Conceptual Overview
The Sandia Hand is comprised of a Hand Frame and a collection of identical Fingers. The fingers connect to the hand frame by two bolts and a pogo pin electrical interface; swapping fingers is intended to be quick and easy. Because the fingers are identical, any finger can operate in any finger socket, including the thumb socket. The fingers all run the same firmware, and receive their soft-stop joint limits after power-up based on which socket they are plugged into.
Fingers
The fingers are self-contained 3-dof manipulator arms; they include three brushless motors, three planetary gear reductions, their associated mechanical cable circuits, and a motor controller, motor drivers, hall sensors, RS485 transceiver to communicate with the palm, and other necessary electronics.

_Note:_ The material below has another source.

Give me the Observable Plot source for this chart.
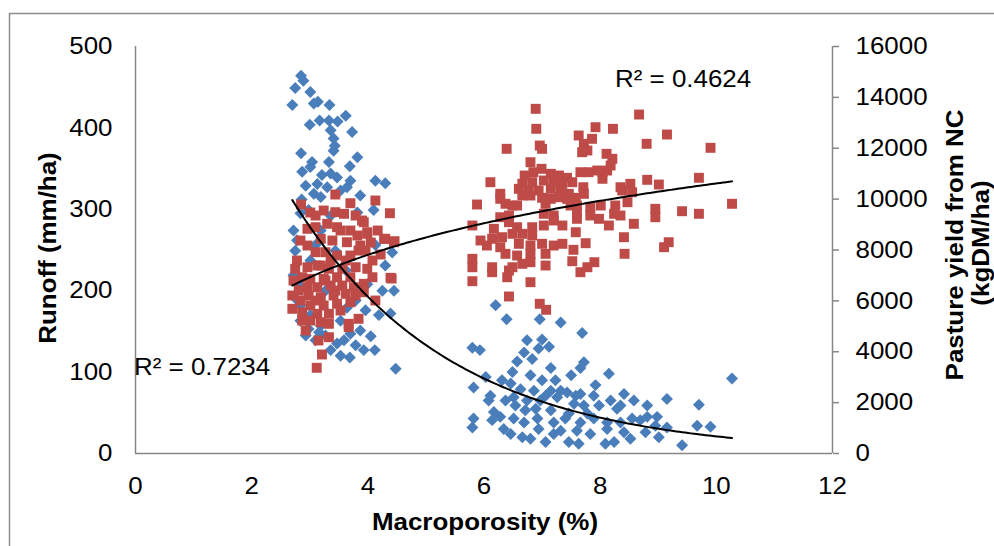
<!DOCTYPE html>
<html><head><meta charset="utf-8">
<script src="https://cdn.jsdelivr.net/npm/d3@7"></script>
<script src="https://cdn.jsdelivr.net/npm/@observablehq/plot@0.6"></script>
<style>html,body{margin:0;padding:0;background:#fff;} #chart{width:994px;height:546px;overflow:hidden}</style>
</head><body><div id="chart"></div>
<script>
// ---- Data ----
// Runoff (mm/ha) vs macroporosity (%) — left axis, blue diamonds
const runoffLow = [
[2.85,464],[2.89,458],[2.75,449],[3.01,444],[2.70,428],[3.07,430],[3.14,432],[3.34,428],[3.62,415],[3.17,409],
[3.00,404],[3.33,409],[3.48,408],[3.73,395],[3.36,397],[3.41,387],[3.43,378],[3.41,372],[2.85,369],[3.82,364],
[3.04,358],[3.33,358],[3.69,353],[2.87,346],[3.01,352],[3.21,342],[3.36,344],[3.47,339],[3.13,331],[4.13,335],
[4.30,332],[3.30,327],[3.64,327],[3.19,315],[2.86,312],[4.10,299],[2.84,295],[2.98,299],[3.82,296],[2.78,262],
[3.07,319],[3.53,323],[2.93,329],[3.87,317],[3.70,335],[2.72,274],[2.75,249],[2.72,219],[2.84,206],[2.79,188],
[4.25,200],[4.45,200],[4.19,170],[4.39,172],[3.99,208],[4.42,247],[4.30,231],[4.13,256],[3.64,179],[4.05,144],
[3.79,133],[3.93,127],[4.12,127],[3.69,118],[4.48,104],[3.59,139],[3.47,135],[3.16,149],[2.98,153],[3.87,151],
[3.70,147],[2.84,163],[2.93,145],[3.10,139],[3.27,145],[3.36,127],[3.53,120],[3.19,157],[3.01,170],[2.84,182],
[3.19,274],[3.44,249],[3.62,225],[3.27,200],[3.01,237],[3.79,188],[3.53,163],[3.96,176],[3.36,292],[3.10,256]
];
const runoffHigh = [
[6.20,182],[6.39,165],[6.96,165],[7.32,161],[7.69,148],[5.80,130],[5.93,127],[6.74,139],[7.00,140],[7.12,131],
[6.69,124],[6.83,116],[6.57,113],[6.94,129],[7.72,112],[7.66,105],[7.15,105],[7.50,96],[8.15,98],[10.27,92],
[5.82,81],[6.03,94],[6.31,90],[6.46,86],[6.63,79],[6.86,77],[7.00,90],[7.15,77],[7.32,77],[7.43,75],
[6.37,65],[6.51,69],[6.74,65],[6.97,65],[7.26,69],[7.66,73],[7.89,71],[8.41,73],[8.58,65],[8.81,59],
[9.15,67],[9.70,60],[8.98,45],[8.18,65],[8.29,55],[7.98,59],[7.72,59],[7.55,61],[7.78,49],[7.46,49],
[7.15,53],[6.89,55],[6.71,53],[6.17,51],[5.82,43],[5.80,32],[6.14,41],[6.28,45],[6.51,43],[6.69,38],
[6.92,43],[7.20,38],[7.40,43],[7.66,38],[7.89,43],[8.12,38],[8.35,38],[8.55,43],[8.81,45],[8.95,34],
[9.15,32],[9.67,34],[9.90,33],[6.34,30],[6.46,24],[6.66,20],[6.80,18],[7.06,14],[7.20,24],[7.46,14],
[7.63,12],[7.83,24],[8.09,12],[8.24,14],[8.52,18],[8.78,26],[9.01,20],[9.41,10],[8.12,30],[8.41,26],
[7.60,28],[6.94,30],[7.32,28],[6.11,71],[6.54,59],[7.06,71],[6.80,96],[7.23,90],[7.92,84],[8.35,59],
[8.69,41],[7.58,71],[6.49,100],[6.08,65]
];
// Pasture yield from NC (kgDM/ha) vs macroporosity (%) — right axis, red squares
const yieldLow = [
[3.44,10181],[2.85,9788],[3.70,9839],[4.13,9945],[4.38,9446],[3.24,9552],[3.44,9486],[3.59,9423],[3.90,9159],[3.99,8699],
[4.17,8766],[4.30,8440],[4.46,8346],[2.96,8833],[3.10,8896],[3.30,9030],[3.47,8896],[3.70,8766],[3.82,8570],[3.19,8440],
[3.39,8373],[3.64,8306],[3.84,7980],[4.22,7823],[4.08,7587],[2.96,8176],[3.10,7913],[3.27,7913],[3.47,7783],[3.70,7783],
[2.78,7587],[2.75,7261],[2.96,7323],[3.13,7390],[3.33,7261],[3.56,7261],[3.79,7323],[3.99,7261],[4.08,6930],[3.70,6930],
[3.47,6930],[3.24,6867],[3.01,6867],[2.87,6930],[4.39,6907],[3.93,6671],[3.76,6537],[3.56,6604],[3.36,6604],[3.13,6537],
[2.96,6537],[2.81,6408],[3.93,6341],[3.79,6211],[3.62,6278],[3.41,6211],[3.19,6144],[2.98,6211],[2.84,6014],[3.70,5948],
[3.47,5885],[3.24,5818],[3.01,5818],[2.70,5688],[2.87,5555],[3.13,5492],[3.33,5492],[3.01,5228],[2.87,5228],[3.19,5161],
[3.33,5099],[3.67,5099],[3.84,5295],[3.33,4572],[4.41,6879],[3.21,3892],[3.12,3369],[3.67,4965],[3.93,9093],[4.45,8306],
[4.28,8440],[3.99,8636],[3.10,9355],[3.53,8766],[3.87,8176],[2.84,8373],[3.62,7587],[3.19,7390],[3.44,6408],[3.27,6800],
[3.53,5621],[3.10,6014],[2.93,4835],[3.15,4442],[3.36,7587],[3.79,9355],[3.96,7980],[2.72,6800],[2.70,6211],[4.13,6014],
[4.05,8294],[3.01,9474]
];
const yieldHigh = [
[6.89,13550],[8.67,13326],[6.90,12764],[7.92,12827],[8.22,12764],[9.15,12540],[6.39,11978],[6.96,12107],[7.00,11978],[7.63,12501],
[7.86,12371],[7.72,12174],[7.69,11844],[7.78,11911],[8.80,12174],[9.90,12017],[8.11,11781],[8.21,11585],[6.80,11451],[8.18,11321],
[8.04,11058],[8.12,11125],[6.70,10928],[6.85,11058],[6.99,11192],[7.15,10995],[7.29,10928],[7.43,10838],[7.66,11058],[7.80,11058],
[7.95,11125],[8.04,10799],[6.11,10665],[6.66,10602],[6.83,10665],[7.03,10732],[7.20,10665],[7.35,10602],[7.52,10665],[7.71,10468],
[8.35,10468],[8.52,10602],[8.81,10759],[9.01,10574],[9.70,10838],[6.60,10405],[6.77,10339],[6.94,10339],[7.15,10405],[7.32,10339],
[7.46,10209],[7.72,10209],[6.28,10209],[8.38,10339],[8.55,10272],[5.88,9788],[6.28,10012],[6.37,9816],[6.66,10142],[6.80,10142],
[7.00,10052],[7.15,10012],[7.29,10075],[7.43,10012],[7.58,10052],[7.06,9816],[6.49,9749],[6.57,9749],[7.49,9749],[7.60,9749],
[7.83,9682],[8.01,9749],[8.26,9749],[8.47,9879],[10.27,9816],[8.95,9619],[9.41,9525],[9.70,9423],[8.95,9289],[6.28,9289],
[6.43,9356],[7.03,9423],[7.20,9356],[7.60,9486],[7.83,9356],[7.98,9226],[8.24,9423],[8.35,9356],[5.80,8963],[6.17,8833],
[6.43,9093],[6.57,8896],[6.83,8896],[7.03,8963],[7.20,9159],[7.35,8963],[7.60,9226],[8.15,8963],[8.58,9030],[7.58,8699],
[5.94,8373],[6.14,8440],[6.31,8503],[6.49,8636],[6.66,8636],[6.83,8570],[8.41,8503],[6.05,8176],[6.28,8110],[6.60,8243],
[6.80,8176],[7.00,8243],[7.20,8176],[7.35,8243],[7.75,8267],[9.18,8306],[9.10,8110],[6.37,7850],[6.57,7783],[6.80,7850],
[7.06,7850],[7.54,8007],[8.42,7850],[5.80,7654],[5.80,7323],[6.14,7323],[6.14,7127],[6.49,7323],[6.66,7457],[6.80,7520],
[7.06,7390],[7.52,7559],[7.66,7127],[7.78,7323],[7.90,7520],[5.80,6773],[6.40,6930],[6.80,6734],[6.43,7194],[6.43,6172],
[6.96,5885],[7.07,5649]
];
// Excel trendlines as labelled on the chart
const runoffTrend = {a: 843, b: -0.369, label: "R² = 0.7234"};   // exponential: a·e^(b·x)
const yieldTrend  = {a: 3064, b: 3561, label: "R² = 0.4624"};    // logarithmic: a·ln(x)+b
// Axis ticks
const xTicks = [0, 2, 4, 6, 8, 10, 12];
const runoffTicks = [0, 100, 200, 300, 400, 500];
const yieldTicks = [0, 2000, 4000, 6000, 8000, 10000, 12000, 14000, 16000];
const runoffMax = 500, yieldMax = 16000;
const ratio = yieldMax / runoffMax;

// ---- Build ----
const blue = "#4A7EBB", red = "#BE4B48", gray = "#868686";
const FONT = "'Liberation Sans', Arial, sans-serif";
const runoffData = [...runoffLow, ...runoffHigh].map(([x, y]) => ({x, y}));
const yieldData = [...yieldLow, ...yieldHigh].map(([x, kg]) => ({x, kg, y: kg / ratio}));

function fitCurve(data, f) {
  const [x0, x1] = d3.extent(data, d => d.x);
  return d3.range(0, 151).map(i => { const x = x0 + (x1 - x0) * i / 150; return {x, y: f(x)}; });
}
const runoffFit = fitCurve(runoffData, x => runoffTrend.a * Math.exp(runoffTrend.b * x));
const yieldFit = fitCurve(yieldData, x => (yieldTrend.a * Math.log(x) + yieldTrend.b) / ratio);

const plot = Plot.plot({
  width: 994, height: 546,
  marginLeft: 135, marginRight: 162, marginTop: 46, marginBottom: 93,
  style: {fontFamily: FONT, fontSize: "24px", color: "#000", background: "transparent", overflow: "visible"},
  x: {domain: [0, 12], label: null},
  y: {domain: [0, runoffMax], label: null},
  marks: [
    Plot.ruleX([0], {stroke: gray, strokeWidth: 1.5}),
    Plot.ruleX([12], {stroke: gray, strokeWidth: 1.5}),
    Plot.ruleY([0], {stroke: gray, strokeWidth: 1.5}),
    Plot.axisX(xTicks, {tickSize: 0, tickPadding: 23, fontSize: 24, label: null, tickFormat: d => String(d)}),
    Plot.axisY(runoffTicks, {anchor: "left", tickSize: 0, tickPadding: 23, fontSize: 24, label: null, tickFormat: d => String(d)}),
    Plot.axisY(yieldTicks.map(v => v / ratio), {anchor: "right", tickSize: 6, tickPadding: 17, stroke: gray, strokeWidth: 1.5,
      fontSize: 24, label: null, tickFormat: d => String(Math.round(d * ratio))}),
    Plot.dot(runoffData, {x: "x", y: "y", symbol: "diamond2", r: 5.4, fill: blue}),
    Plot.dot(yieldData, {x: "x", y: "y", symbol: "square", r: 5.6, fill: red}),
    Plot.line(runoffFit, {x: "x", y: "y", stroke: "#000", strokeWidth: 2}),
    Plot.line(yieldFit, {x: "x", y: "y", stroke: "#000", strokeWidth: 2})
  ]
});
document.getElementById("chart").appendChild(plot);

const svg = d3.select(plot);
svg.insert("path", ":first-child").attr("d", "M9.5,546V13.5H994").attr("fill", "none").attr("stroke", "#8c8c8c").attr("stroke-width", 1.5);
function addText(t, x, y, opts = {}) {
  const el = svg.append("text").text(t)
    .attr("font-family", FONT).attr("font-size", 24).attr("fill", "#000")
    .attr("text-anchor", opts.anchor || "start")
    .attr("font-weight", opts.bold ? "bold" : null)
    .attr("transform", `translate(${x},${y})` + (opts.rotate ? ` rotate(${opts.rotate})` : ""));
  return el;
}
addText(yieldTrend.label, 615, 87);
addText(runoffTrend.label, 134, 375);
addText("Macroporosity (%)", 485, 530, {anchor: "middle", bold: true});
addText("Runoff (mm/ha)", 56, 248, {anchor: "middle", bold: true, rotate: -90});
addText("Pasture yield from NC", 963, 245, {anchor: "middle", bold: true, rotate: -90});
addText("(kgDM/ha)", 989, 243, {anchor: "middle", bold: true, rotate: -90});

// the original font renders slightly wider than Arial: stretch glyphs along the text direction
plot.querySelectorAll("text").forEach(t => {
  const L = t.getComputedTextLength();
  if (L > 0) { t.setAttribute("textLength", (L * 1.08).toFixed(1)); t.setAttribute("lengthAdjust", "spacingAndGlyphs"); }
});
</script>
</body></html>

The finger motor controller runs a hard-realtime 1 kHz position-control loop, which compensates for the mechanical cable coupling and uses software-selectable joint limits to reduce the likelihood of self-collisions.
Hand Frame
The hand frame contains a Xilinx FPGA, a gigabit ethernet PHY, an ARM microcontroller, and power-switching circuitry so that each finger socket can be powered by either a current-limited 9V supply, or a pass-through of the hand frame's 24 VDC supply. The hand frame also contains a pair of monochrome CMOS imagers with a 40mm baseline, and a 32-element tactile array.